[Dataset section]
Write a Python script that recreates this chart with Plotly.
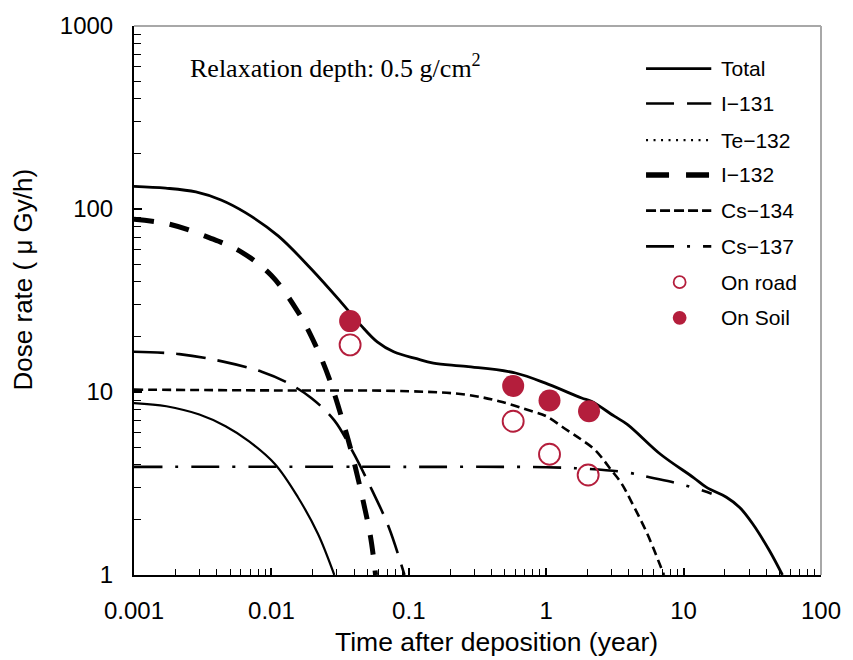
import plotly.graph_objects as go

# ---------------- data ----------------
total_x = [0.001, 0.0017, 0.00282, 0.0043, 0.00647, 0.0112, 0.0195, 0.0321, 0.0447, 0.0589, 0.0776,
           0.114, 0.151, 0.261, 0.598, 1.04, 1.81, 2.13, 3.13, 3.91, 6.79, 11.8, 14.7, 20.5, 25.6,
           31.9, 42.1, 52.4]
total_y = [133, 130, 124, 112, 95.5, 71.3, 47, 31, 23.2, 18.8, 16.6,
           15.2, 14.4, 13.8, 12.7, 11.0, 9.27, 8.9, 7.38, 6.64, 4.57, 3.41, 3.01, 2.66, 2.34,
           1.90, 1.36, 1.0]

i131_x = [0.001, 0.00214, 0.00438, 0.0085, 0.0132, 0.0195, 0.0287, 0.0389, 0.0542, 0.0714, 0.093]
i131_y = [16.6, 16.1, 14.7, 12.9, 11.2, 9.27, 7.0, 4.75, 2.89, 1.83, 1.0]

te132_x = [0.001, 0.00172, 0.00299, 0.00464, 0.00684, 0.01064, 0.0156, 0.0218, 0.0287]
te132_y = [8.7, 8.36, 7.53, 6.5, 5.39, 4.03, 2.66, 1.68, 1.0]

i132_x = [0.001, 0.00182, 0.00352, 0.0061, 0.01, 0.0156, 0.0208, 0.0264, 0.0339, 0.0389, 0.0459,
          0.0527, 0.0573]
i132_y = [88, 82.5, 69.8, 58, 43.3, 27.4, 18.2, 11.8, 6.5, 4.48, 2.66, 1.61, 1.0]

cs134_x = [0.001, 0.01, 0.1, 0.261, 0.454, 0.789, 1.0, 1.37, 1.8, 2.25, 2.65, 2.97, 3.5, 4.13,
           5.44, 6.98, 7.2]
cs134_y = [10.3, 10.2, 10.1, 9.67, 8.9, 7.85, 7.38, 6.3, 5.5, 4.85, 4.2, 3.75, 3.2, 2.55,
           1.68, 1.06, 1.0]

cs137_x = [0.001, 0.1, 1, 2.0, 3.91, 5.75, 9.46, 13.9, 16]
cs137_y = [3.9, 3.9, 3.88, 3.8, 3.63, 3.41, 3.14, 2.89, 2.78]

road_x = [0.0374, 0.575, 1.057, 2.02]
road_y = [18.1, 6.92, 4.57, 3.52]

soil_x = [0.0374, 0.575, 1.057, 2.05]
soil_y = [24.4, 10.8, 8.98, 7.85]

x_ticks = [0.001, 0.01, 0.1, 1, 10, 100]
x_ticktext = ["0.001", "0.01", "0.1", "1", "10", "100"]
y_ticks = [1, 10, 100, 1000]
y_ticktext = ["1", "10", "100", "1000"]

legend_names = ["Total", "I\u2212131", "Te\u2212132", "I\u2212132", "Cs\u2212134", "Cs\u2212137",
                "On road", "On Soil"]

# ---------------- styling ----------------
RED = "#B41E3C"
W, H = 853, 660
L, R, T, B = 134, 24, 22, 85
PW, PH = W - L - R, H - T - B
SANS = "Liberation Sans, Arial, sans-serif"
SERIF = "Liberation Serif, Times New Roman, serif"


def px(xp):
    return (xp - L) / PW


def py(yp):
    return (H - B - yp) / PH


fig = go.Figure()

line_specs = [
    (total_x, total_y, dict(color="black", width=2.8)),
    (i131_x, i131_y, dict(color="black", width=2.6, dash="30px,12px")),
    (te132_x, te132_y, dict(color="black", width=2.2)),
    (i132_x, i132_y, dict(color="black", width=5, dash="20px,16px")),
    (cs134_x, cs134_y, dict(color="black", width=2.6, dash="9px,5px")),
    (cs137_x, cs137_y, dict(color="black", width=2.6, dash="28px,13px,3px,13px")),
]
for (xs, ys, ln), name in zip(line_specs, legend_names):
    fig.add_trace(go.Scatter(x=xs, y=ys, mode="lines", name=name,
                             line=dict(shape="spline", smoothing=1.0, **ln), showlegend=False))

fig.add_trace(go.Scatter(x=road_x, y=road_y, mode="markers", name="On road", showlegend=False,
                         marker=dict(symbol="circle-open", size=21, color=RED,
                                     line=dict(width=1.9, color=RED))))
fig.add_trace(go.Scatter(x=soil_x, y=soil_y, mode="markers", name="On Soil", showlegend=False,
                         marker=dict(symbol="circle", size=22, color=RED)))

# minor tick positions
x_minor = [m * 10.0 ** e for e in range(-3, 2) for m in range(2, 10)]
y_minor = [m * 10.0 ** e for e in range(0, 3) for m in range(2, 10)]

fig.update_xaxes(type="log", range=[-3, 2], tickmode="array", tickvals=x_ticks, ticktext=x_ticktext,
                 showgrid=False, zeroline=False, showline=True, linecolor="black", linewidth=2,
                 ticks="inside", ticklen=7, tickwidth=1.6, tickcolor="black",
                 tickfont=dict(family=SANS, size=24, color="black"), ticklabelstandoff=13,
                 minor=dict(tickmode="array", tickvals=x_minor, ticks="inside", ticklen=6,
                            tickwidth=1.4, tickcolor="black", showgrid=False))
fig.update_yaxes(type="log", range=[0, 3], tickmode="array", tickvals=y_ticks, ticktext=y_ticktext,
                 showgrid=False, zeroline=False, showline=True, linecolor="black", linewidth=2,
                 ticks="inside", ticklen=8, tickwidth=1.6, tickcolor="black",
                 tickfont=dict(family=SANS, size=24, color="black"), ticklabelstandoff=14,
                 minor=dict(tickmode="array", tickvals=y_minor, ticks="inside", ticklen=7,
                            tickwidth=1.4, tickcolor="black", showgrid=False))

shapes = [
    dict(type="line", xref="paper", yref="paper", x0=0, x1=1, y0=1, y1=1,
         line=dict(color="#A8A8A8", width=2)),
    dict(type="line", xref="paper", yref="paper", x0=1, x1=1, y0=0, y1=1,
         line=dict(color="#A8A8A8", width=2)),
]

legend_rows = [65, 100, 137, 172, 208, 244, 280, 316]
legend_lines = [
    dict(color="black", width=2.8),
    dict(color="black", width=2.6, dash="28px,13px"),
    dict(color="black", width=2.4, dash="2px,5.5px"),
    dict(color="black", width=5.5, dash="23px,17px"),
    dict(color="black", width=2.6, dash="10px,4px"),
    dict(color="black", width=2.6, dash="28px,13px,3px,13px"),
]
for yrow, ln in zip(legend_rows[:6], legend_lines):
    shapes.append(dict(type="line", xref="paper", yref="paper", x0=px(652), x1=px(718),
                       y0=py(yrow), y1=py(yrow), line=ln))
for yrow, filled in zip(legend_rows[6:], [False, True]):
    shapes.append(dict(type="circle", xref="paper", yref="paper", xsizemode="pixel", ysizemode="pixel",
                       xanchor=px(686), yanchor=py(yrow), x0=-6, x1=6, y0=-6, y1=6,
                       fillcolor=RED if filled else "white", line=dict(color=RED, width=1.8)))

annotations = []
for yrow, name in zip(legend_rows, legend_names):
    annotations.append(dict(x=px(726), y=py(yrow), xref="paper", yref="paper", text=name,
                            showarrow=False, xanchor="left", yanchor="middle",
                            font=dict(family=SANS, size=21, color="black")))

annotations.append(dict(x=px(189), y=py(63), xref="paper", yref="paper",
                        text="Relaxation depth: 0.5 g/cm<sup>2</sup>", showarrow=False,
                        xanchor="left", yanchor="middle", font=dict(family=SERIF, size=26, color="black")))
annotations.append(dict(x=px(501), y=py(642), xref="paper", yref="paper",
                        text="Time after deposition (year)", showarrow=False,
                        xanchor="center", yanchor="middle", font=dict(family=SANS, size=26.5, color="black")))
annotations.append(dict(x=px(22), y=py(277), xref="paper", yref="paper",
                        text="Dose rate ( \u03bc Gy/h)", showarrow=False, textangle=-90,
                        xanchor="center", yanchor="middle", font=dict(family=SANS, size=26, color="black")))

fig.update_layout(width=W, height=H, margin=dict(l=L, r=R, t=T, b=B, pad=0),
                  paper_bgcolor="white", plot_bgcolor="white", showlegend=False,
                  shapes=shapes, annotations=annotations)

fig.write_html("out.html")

[Given task] With all pictures left out, please transcribe exactly the lines from the start of the material through the line with "2.66, 1.61, 1.0]".

[Result]
Write a Python script that recreates this chart with Plotly.
import plotly.graph_objects as go

# ---------------- data ----------------
total_x = [0.001, 0.0017, 0.00282, 0.0043, 0.00647, 0.0112, 0.0195, 0.0321, 0.0447, 0.0589, 0.0776,
           0.114, 0.151, 0.261, 0.598, 1.04, 1.81, 2.13, 3.13, 3.91, 6.79, 11.8, 14.7, 20.5, 25.6,
           31.9, 42.1, 52.4]
total_y = [133, 130, 124, 112, 95.5, 71.3, 47, 31, 23.2, 18.8, 16.6,
           15.2, 14.4, 13.8, 12.7, 11.0, 9.27, 8.9, 7.38, 6.64, 4.57, 3.41, 3.01, 2.66, 2.34,
           1.90, 1.36, 1.0]

i131_x = [0.001, 0.00214, 0.00438, 0.0085, 0.0132, 0.0195, 0.0287, 0.0389, 0.0542, 0.0714, 0.093]
i131_y = [16.6, 16.1, 14.7, 12.9, 11.2, 9.27, 7.0, 4.75, 2.89, 1.83, 1.0]

te132_x = [0.001, 0.00172, 0.00299, 0.00464, 0.00684, 0.01064, 0.0156, 0.0218, 0.0287]
te132_y = [8.7, 8.36, 7.53, 6.5, 5.39, 4.03, 2.66, 1.68, 1.0]

i132_x = [0.001, 0.00182, 0.00352, 0.0061, 0.01, 0.0156, 0.0208, 0.0264, 0.0339, 0.0389, 0.0459,
          0.0527, 0.0573]
i132_y = [88, 82.5, 69.8, 58, 43.3, 27.4, 18.2, 11.8, 6.5, 4.48, 2.66, 1.61, 1.0]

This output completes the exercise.